[Stored data]
====

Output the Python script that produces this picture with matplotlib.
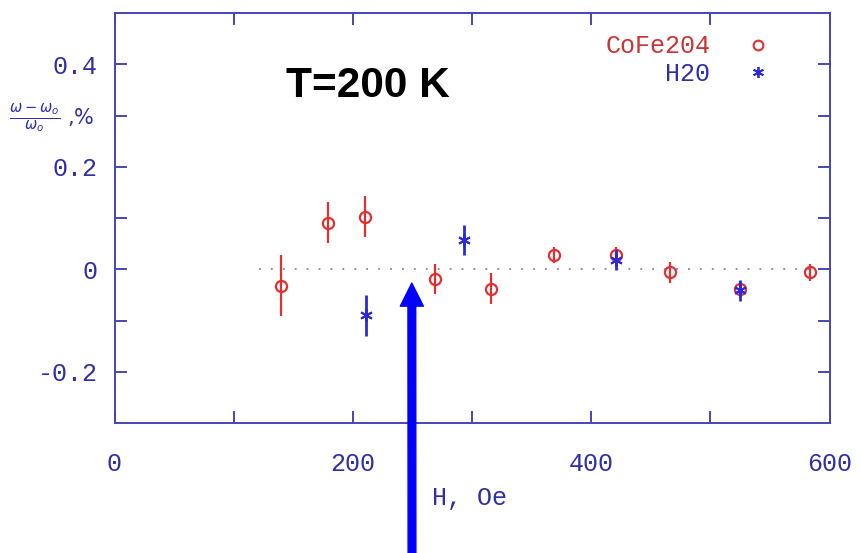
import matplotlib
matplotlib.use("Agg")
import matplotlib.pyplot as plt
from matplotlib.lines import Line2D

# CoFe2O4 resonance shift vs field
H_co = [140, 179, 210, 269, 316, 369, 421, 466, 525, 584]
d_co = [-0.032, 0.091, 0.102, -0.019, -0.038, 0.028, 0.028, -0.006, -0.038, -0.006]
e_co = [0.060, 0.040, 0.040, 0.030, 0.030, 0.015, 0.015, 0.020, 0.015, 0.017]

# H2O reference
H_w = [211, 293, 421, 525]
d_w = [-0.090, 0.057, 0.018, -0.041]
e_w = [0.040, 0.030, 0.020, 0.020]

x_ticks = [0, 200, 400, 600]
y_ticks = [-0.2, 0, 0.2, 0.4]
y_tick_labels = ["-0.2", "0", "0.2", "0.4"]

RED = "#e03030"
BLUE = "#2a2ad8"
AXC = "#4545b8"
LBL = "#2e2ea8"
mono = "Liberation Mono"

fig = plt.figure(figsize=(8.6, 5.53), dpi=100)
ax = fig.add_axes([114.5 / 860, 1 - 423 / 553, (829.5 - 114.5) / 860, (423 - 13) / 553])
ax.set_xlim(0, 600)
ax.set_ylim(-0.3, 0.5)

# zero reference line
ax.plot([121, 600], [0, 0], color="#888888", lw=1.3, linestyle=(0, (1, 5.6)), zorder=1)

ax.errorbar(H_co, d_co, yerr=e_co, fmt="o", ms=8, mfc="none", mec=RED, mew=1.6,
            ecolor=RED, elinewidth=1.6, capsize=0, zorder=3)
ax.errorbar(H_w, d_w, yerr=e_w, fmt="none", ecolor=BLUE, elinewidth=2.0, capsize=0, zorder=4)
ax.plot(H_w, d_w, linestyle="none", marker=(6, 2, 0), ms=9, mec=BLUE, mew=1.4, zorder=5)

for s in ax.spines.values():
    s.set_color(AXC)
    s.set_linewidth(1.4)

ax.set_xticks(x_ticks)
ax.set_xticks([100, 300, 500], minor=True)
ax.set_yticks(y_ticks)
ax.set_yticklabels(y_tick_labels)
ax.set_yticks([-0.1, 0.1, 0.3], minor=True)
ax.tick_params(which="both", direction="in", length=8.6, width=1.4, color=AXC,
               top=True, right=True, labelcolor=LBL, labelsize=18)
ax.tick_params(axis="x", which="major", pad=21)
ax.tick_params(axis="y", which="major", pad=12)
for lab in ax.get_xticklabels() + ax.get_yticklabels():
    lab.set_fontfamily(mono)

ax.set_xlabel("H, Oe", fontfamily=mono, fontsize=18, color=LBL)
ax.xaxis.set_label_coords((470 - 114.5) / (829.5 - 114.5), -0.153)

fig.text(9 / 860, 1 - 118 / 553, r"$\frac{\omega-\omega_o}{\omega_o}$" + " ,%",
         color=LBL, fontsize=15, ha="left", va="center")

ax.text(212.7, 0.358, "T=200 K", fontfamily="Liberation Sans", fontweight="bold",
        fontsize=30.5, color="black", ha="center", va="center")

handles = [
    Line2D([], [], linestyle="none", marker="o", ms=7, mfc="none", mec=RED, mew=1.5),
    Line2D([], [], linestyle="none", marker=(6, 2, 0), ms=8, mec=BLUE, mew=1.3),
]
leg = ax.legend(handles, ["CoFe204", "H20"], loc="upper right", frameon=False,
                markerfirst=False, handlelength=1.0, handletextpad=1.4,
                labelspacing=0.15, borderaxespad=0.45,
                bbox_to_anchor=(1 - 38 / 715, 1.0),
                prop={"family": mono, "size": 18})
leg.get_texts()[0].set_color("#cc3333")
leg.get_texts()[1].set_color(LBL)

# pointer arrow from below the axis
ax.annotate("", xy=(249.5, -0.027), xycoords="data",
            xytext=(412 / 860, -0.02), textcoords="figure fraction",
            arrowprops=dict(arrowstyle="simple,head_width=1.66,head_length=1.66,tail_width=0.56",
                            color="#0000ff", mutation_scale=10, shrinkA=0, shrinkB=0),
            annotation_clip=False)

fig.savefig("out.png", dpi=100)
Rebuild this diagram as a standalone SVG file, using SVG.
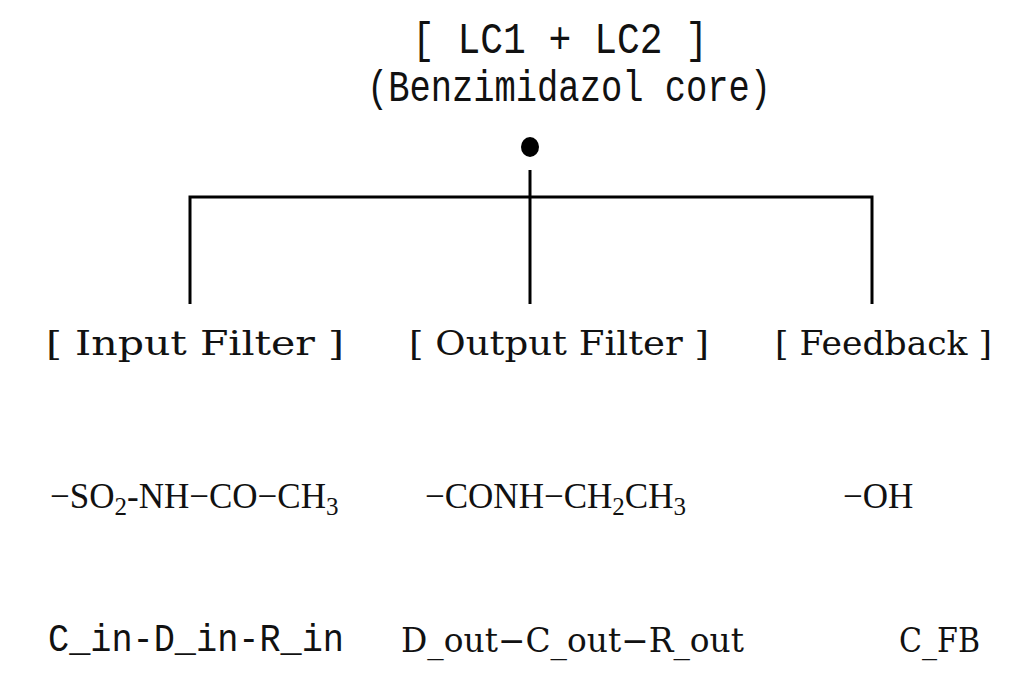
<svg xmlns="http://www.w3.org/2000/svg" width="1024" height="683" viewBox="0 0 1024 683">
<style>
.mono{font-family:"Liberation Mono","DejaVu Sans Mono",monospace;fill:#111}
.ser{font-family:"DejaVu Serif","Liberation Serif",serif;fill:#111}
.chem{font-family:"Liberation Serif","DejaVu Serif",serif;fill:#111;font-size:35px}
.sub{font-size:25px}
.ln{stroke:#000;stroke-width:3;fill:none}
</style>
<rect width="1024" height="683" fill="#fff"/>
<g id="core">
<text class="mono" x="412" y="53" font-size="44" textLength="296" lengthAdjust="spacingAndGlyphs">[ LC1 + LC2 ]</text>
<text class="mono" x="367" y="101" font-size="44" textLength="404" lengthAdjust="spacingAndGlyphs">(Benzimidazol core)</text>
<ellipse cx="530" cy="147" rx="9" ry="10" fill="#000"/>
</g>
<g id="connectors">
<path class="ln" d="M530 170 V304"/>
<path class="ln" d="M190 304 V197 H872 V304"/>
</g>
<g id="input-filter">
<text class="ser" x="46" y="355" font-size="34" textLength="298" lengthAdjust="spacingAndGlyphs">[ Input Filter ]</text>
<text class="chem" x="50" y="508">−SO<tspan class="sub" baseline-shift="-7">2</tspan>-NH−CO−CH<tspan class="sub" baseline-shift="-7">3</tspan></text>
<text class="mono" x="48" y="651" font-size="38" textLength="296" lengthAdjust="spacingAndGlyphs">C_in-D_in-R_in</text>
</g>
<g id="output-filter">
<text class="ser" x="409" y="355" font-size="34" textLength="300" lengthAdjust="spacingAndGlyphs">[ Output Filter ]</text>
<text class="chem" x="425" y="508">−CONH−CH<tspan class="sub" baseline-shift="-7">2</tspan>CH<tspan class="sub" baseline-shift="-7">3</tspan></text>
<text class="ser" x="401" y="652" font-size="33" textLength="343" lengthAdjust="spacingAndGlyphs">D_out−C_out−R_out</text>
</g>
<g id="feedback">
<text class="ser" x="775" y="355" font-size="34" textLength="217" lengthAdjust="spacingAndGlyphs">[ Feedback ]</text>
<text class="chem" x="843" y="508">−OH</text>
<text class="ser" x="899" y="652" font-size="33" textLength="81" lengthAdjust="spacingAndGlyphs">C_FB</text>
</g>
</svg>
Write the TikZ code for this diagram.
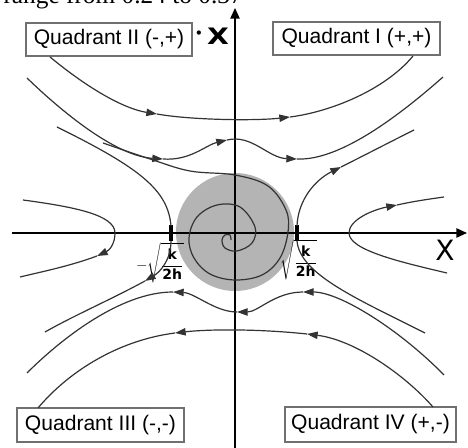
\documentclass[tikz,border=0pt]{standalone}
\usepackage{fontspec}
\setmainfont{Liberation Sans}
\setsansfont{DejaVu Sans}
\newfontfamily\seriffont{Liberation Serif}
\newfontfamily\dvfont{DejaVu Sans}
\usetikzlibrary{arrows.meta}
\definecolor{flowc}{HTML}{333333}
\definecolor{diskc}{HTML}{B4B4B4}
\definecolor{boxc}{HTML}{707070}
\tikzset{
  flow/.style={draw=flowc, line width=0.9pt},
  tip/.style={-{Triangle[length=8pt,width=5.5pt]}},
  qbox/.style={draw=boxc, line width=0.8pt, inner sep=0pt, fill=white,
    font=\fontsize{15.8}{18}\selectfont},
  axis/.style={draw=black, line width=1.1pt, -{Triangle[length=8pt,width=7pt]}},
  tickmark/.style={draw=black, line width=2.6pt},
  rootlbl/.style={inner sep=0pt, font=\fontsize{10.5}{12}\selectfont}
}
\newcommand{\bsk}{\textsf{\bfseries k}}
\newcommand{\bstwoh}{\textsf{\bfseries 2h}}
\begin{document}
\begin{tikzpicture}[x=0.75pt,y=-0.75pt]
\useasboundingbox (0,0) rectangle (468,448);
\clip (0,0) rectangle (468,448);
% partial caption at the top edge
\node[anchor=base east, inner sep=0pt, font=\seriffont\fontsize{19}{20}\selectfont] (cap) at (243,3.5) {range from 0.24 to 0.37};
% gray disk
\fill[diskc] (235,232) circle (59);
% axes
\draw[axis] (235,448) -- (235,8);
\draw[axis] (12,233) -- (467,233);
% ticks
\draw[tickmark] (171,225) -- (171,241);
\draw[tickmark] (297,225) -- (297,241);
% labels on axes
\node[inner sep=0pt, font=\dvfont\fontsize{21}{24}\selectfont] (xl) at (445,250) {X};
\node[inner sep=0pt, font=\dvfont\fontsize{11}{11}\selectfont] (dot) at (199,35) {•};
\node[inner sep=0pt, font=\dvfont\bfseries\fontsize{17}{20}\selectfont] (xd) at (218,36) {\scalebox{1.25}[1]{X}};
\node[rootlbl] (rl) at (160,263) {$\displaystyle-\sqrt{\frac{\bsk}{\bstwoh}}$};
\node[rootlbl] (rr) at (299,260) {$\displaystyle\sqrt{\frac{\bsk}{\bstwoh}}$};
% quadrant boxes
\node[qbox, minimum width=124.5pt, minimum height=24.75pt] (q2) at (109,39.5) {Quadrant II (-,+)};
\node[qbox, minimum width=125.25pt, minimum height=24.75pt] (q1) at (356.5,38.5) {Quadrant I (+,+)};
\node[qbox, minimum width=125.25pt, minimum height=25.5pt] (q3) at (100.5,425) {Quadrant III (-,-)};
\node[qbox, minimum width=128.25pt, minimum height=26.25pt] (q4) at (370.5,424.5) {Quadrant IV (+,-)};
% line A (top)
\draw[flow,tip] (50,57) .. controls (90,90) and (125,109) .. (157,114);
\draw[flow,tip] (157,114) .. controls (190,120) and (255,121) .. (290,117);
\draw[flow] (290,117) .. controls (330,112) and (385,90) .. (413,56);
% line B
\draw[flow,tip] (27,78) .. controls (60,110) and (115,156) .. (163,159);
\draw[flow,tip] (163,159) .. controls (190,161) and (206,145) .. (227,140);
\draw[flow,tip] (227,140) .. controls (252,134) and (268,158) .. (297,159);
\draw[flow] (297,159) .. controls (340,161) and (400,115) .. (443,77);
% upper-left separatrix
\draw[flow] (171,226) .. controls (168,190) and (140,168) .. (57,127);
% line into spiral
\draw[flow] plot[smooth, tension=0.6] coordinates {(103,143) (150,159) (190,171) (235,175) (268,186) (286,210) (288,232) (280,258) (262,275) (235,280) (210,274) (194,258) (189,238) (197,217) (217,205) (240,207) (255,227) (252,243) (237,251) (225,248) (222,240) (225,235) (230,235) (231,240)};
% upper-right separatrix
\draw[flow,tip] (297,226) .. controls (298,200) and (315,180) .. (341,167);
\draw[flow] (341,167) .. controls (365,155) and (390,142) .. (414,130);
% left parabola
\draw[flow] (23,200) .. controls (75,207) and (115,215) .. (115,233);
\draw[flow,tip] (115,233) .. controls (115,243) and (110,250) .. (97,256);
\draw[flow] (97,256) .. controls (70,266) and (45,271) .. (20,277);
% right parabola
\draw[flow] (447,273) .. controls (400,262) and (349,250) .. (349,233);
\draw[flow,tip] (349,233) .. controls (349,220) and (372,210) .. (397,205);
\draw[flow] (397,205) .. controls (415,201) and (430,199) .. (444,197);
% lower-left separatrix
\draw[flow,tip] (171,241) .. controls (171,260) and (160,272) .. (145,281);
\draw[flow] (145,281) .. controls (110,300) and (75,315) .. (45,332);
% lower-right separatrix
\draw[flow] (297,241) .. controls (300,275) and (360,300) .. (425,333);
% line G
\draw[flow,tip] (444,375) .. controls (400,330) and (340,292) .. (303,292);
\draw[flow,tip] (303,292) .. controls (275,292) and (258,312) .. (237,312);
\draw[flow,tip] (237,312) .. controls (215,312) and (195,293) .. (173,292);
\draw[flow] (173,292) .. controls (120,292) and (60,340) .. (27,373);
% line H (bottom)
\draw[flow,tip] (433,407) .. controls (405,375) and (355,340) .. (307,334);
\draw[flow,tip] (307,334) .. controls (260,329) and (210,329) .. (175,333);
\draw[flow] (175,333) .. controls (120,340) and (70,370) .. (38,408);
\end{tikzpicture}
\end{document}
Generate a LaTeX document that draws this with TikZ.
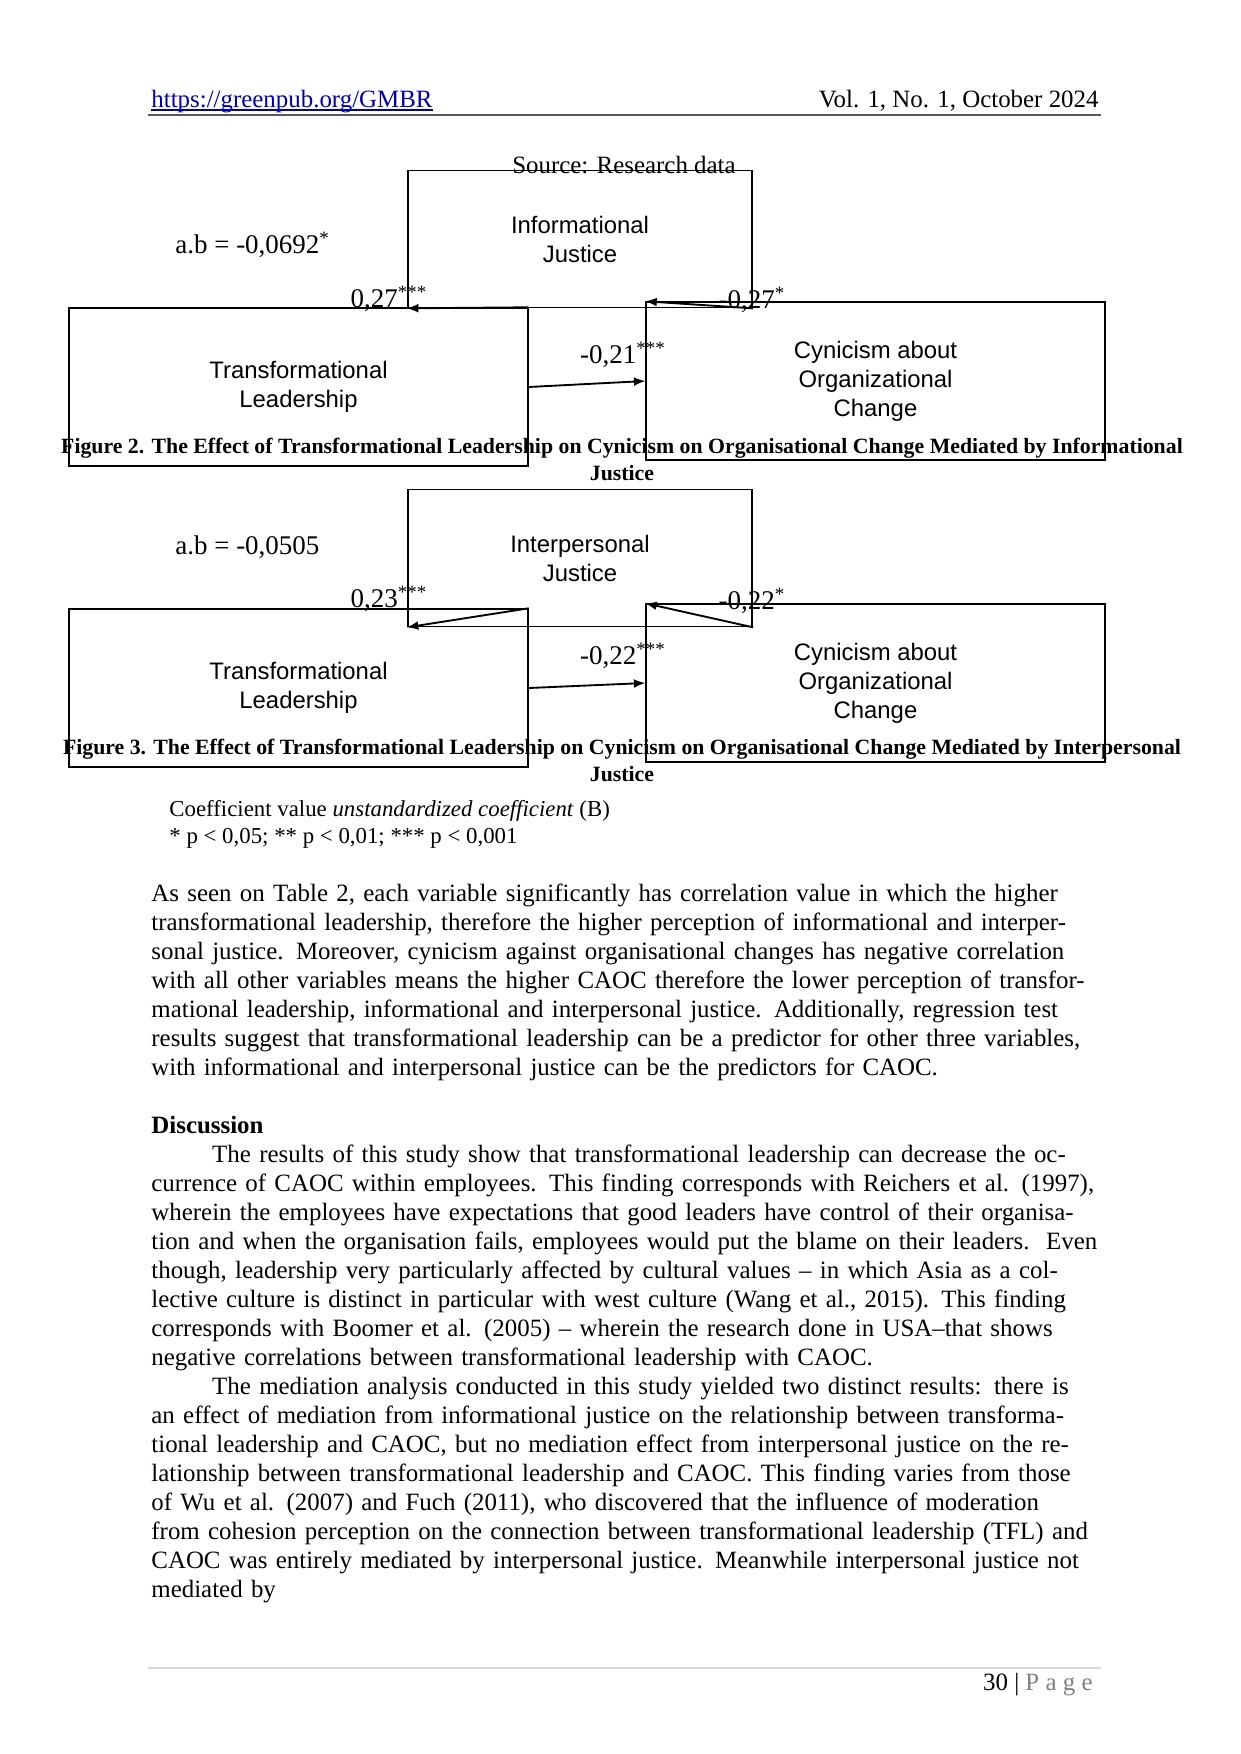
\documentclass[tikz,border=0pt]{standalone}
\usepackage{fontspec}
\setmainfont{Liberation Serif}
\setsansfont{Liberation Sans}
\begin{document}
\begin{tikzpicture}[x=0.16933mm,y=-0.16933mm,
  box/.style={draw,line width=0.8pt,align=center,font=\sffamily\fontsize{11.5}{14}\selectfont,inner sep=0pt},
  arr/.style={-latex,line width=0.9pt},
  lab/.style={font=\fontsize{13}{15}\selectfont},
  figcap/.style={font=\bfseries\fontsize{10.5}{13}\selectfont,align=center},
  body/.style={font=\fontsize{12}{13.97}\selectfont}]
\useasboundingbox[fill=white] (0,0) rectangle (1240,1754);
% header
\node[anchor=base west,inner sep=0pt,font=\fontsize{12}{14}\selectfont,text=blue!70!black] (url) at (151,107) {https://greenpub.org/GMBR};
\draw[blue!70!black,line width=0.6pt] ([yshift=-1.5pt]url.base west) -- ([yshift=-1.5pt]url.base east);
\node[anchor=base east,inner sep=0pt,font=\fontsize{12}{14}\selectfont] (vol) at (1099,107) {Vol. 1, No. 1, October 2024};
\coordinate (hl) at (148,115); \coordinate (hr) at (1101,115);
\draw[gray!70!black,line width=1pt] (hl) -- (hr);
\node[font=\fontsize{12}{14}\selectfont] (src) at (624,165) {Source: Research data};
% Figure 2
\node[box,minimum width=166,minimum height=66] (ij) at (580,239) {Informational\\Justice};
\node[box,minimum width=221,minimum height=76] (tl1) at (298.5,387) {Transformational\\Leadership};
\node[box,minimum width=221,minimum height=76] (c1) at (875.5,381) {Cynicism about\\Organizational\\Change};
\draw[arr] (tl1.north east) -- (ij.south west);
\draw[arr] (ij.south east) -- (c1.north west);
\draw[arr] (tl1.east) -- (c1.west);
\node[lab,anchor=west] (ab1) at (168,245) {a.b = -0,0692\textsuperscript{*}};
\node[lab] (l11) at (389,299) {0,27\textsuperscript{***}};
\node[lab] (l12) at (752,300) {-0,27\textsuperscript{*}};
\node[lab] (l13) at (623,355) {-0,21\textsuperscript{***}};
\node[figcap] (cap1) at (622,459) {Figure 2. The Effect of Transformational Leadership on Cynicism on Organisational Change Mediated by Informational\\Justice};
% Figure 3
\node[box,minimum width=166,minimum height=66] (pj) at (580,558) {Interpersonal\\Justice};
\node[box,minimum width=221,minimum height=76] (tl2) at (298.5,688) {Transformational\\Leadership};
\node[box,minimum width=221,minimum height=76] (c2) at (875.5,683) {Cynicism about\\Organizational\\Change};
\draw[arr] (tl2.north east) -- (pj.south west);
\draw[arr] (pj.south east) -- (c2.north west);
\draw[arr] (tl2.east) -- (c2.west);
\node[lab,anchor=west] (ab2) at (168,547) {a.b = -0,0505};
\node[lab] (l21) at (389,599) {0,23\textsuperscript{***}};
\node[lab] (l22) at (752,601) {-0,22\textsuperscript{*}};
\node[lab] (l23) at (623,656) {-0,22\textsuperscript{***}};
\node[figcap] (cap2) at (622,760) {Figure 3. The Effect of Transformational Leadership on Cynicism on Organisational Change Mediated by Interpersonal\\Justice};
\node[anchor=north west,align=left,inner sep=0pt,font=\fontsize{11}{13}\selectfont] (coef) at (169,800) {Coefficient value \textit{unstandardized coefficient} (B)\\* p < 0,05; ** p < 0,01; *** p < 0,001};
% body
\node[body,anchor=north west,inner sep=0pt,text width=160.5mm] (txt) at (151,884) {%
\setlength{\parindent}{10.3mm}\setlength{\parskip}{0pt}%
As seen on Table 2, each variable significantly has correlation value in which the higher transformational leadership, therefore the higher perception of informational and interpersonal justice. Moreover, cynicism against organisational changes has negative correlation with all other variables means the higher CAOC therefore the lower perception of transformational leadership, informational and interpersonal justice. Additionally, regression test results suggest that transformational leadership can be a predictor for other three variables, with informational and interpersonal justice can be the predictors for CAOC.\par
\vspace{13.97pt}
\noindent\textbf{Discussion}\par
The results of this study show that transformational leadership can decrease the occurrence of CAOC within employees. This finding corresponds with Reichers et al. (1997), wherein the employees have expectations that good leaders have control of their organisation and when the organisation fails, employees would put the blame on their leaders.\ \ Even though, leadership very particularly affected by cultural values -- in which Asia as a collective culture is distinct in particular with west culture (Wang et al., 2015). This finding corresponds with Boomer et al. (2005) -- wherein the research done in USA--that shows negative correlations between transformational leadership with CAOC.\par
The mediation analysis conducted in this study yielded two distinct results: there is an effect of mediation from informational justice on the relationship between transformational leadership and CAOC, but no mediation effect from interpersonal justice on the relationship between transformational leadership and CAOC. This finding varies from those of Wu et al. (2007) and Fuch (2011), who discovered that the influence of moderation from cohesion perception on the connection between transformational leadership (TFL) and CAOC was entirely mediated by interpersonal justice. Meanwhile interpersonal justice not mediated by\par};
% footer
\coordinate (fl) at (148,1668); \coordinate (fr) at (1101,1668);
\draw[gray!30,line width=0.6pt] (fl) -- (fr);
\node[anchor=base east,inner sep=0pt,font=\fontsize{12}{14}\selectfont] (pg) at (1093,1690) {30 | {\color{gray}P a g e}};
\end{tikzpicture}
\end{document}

====

> **Exercise brief**: Copy nothing but the lines from the first one in the listing through the line with "ax.xaxis.set_label_coords((470 - 114.5)", and omit the pictures.

> **Result below**:
Output the Python script that produces this picture with matplotlib.
import matplotlib
matplotlib.use("Agg")
import matplotlib.pyplot as plt
from matplotlib.lines import Line2D

# CoFe2O4 resonance shift vs field
H_co = [140, 179, 210, 269, 316, 369, 421, 466, 525, 584]
d_co = [-0.032, 0.091, 0.102, -0.019, -0.038, 0.028, 0.028, -0.006, -0.038, -0.006]
e_co = [0.060, 0.040, 0.040, 0.030, 0.030, 0.015, 0.015, 0.020, 0.015, 0.017]

# H2O reference
H_w = [211, 293, 421, 525]
d_w = [-0.090, 0.057, 0.018, -0.041]
e_w = [0.040, 0.030, 0.020, 0.020]

x_ticks = [0, 200, 400, 600]
y_ticks = [-0.2, 0, 0.2, 0.4]
y_tick_labels = ["-0.2", "0", "0.2", "0.4"]

RED = "#e03030"
BLUE = "#2a2ad8"
AXC = "#4545b8"
LBL = "#2e2ea8"
mono = "Liberation Mono"

fig = plt.figure(figsize=(8.6, 5.53), dpi=100)
ax = fig.add_axes([114.5 / 860, 1 - 423 / 553, (829.5 - 114.5) / 860, (423 - 13) / 553])
ax.set_xlim(0, 600)
ax.set_ylim(-0.3, 0.5)

# zero reference line
ax.plot([121, 600], [0, 0], color="#888888", lw=1.3, linestyle=(0, (1, 5.6)), zorder=1)

ax.errorbar(H_co, d_co, yerr=e_co, fmt="o", ms=8, mfc="none", mec=RED, mew=1.6,
            ecolor=RED, elinewidth=1.6, capsize=0, zorder=3)
ax.errorbar(H_w, d_w, yerr=e_w, fmt="none", ecolor=BLUE, elinewidth=2.0, capsize=0, zorder=4)
ax.plot(H_w, d_w, linestyle="none", marker=(6, 2, 0), ms=9, mec=BLUE, mew=1.4, zorder=5)

for s in ax.spines.values():
    s.set_color(AXC)
    s.set_linewidth(1.4)

ax.set_xticks(x_ticks)
ax.set_xticks([100, 300, 500], minor=True)
ax.set_yticks(y_ticks)
ax.set_yticklabels(y_tick_labels)
ax.set_yticks([-0.1, 0.1, 0.3], minor=True)
ax.tick_params(which="both", direction="in", length=8.6, width=1.4, color=AXC,
               top=True, right=True, labelcolor=LBL, labelsize=18)
ax.tick_params(axis="x", which="major", pad=21)
ax.tick_params(axis="y", which="major", pad=12)
for lab in ax.get_xticklabels() + ax.get_yticklabels():
    lab.set_fontfamily(mono)

ax.set_xlabel("H, Oe", fontfamily=mono, fontsize=18, color=LBL)
ax.xaxis.set_label_coords((470 - 114.5) / (829.5 - 114.5), -0.153)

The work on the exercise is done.